> Exercise: From the first line of the data below, repeat each line exactly until you reach the line with "var captionUnit = '(Đơn vị: chiếc)';"; include that line too.

> Material provided:

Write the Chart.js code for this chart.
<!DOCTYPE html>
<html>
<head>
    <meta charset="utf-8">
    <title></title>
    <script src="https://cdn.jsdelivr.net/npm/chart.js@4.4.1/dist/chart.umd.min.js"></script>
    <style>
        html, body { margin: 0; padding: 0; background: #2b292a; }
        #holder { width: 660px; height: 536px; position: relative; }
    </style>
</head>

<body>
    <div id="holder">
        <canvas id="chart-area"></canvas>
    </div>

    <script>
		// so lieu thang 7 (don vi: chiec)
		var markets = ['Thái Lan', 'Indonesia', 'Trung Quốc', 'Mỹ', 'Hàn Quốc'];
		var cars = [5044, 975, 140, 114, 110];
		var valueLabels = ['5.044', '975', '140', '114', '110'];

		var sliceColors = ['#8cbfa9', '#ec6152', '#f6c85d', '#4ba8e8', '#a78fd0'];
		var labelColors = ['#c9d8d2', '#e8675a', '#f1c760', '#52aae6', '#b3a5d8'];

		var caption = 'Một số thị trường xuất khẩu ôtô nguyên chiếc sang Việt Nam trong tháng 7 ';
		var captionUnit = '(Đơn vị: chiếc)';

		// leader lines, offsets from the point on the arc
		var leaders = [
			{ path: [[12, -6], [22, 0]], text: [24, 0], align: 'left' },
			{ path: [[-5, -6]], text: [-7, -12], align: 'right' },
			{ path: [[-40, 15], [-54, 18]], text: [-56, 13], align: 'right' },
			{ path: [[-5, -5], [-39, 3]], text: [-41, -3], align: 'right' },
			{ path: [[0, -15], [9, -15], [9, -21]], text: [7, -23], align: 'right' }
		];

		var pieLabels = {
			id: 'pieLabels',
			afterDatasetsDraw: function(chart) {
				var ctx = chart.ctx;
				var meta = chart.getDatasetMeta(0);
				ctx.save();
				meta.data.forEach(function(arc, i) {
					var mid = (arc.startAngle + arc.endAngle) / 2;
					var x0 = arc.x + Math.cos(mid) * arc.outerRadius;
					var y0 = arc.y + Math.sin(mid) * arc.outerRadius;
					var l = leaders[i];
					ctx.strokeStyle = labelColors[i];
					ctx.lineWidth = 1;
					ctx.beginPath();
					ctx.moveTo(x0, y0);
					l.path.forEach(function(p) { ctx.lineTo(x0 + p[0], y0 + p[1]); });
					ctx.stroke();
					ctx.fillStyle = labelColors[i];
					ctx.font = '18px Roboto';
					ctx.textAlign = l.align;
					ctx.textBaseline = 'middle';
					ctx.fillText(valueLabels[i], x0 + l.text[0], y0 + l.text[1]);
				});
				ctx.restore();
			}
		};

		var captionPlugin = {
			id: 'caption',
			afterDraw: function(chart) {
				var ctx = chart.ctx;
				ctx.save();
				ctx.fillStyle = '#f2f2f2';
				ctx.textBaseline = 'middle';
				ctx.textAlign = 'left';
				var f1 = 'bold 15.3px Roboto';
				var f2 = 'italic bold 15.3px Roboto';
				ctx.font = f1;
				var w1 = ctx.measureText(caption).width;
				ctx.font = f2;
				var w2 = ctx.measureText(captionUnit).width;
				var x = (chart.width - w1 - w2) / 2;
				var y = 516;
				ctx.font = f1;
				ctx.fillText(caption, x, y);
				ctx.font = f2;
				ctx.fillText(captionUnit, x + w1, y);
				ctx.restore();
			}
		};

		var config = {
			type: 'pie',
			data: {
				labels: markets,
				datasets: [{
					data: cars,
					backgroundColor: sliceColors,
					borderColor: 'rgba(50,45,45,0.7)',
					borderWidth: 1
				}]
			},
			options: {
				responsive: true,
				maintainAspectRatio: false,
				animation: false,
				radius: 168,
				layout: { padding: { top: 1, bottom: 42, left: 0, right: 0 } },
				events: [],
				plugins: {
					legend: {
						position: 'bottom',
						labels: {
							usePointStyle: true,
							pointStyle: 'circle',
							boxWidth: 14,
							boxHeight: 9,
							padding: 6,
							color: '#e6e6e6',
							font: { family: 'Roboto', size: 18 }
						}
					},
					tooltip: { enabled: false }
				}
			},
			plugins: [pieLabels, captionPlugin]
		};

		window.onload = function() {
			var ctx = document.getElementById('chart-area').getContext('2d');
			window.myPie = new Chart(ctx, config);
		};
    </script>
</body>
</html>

> Answer:
Write the Chart.js code for this chart.
<!DOCTYPE html>
<html>
<head>
    <meta charset="utf-8">
    <title></title>
    <script src="https://cdn.jsdelivr.net/npm/chart.js@4.4.1/dist/chart.umd.min.js"></script>
    <style>
        html, body { margin: 0; padding: 0; background: #2b292a; }
        #holder { width: 660px; height: 536px; position: relative; }
    </style>
</head>

<body>
    <div id="holder">
        <canvas id="chart-area"></canvas>
    </div>

    <script>
		// so lieu thang 7 (don vi: chiec)
		var markets = ['Thái Lan', 'Indonesia', 'Trung Quốc', 'Mỹ', 'Hàn Quốc'];
		var cars = [5044, 975, 140, 114, 110];
		var valueLabels = ['5.044', '975', '140', '114', '110'];

		var sliceColors = ['#8cbfa9', '#ec6152', '#f6c85d', '#4ba8e8', '#a78fd0'];
		var labelColors = ['#c9d8d2', '#e8675a', '#f1c760', '#52aae6', '#b3a5d8'];

		var caption = 'Một số thị trường xuất khẩu ôtô nguyên chiếc sang Việt Nam trong tháng 7 ';
		var captionUnit = '(Đơn vị: chiếc)';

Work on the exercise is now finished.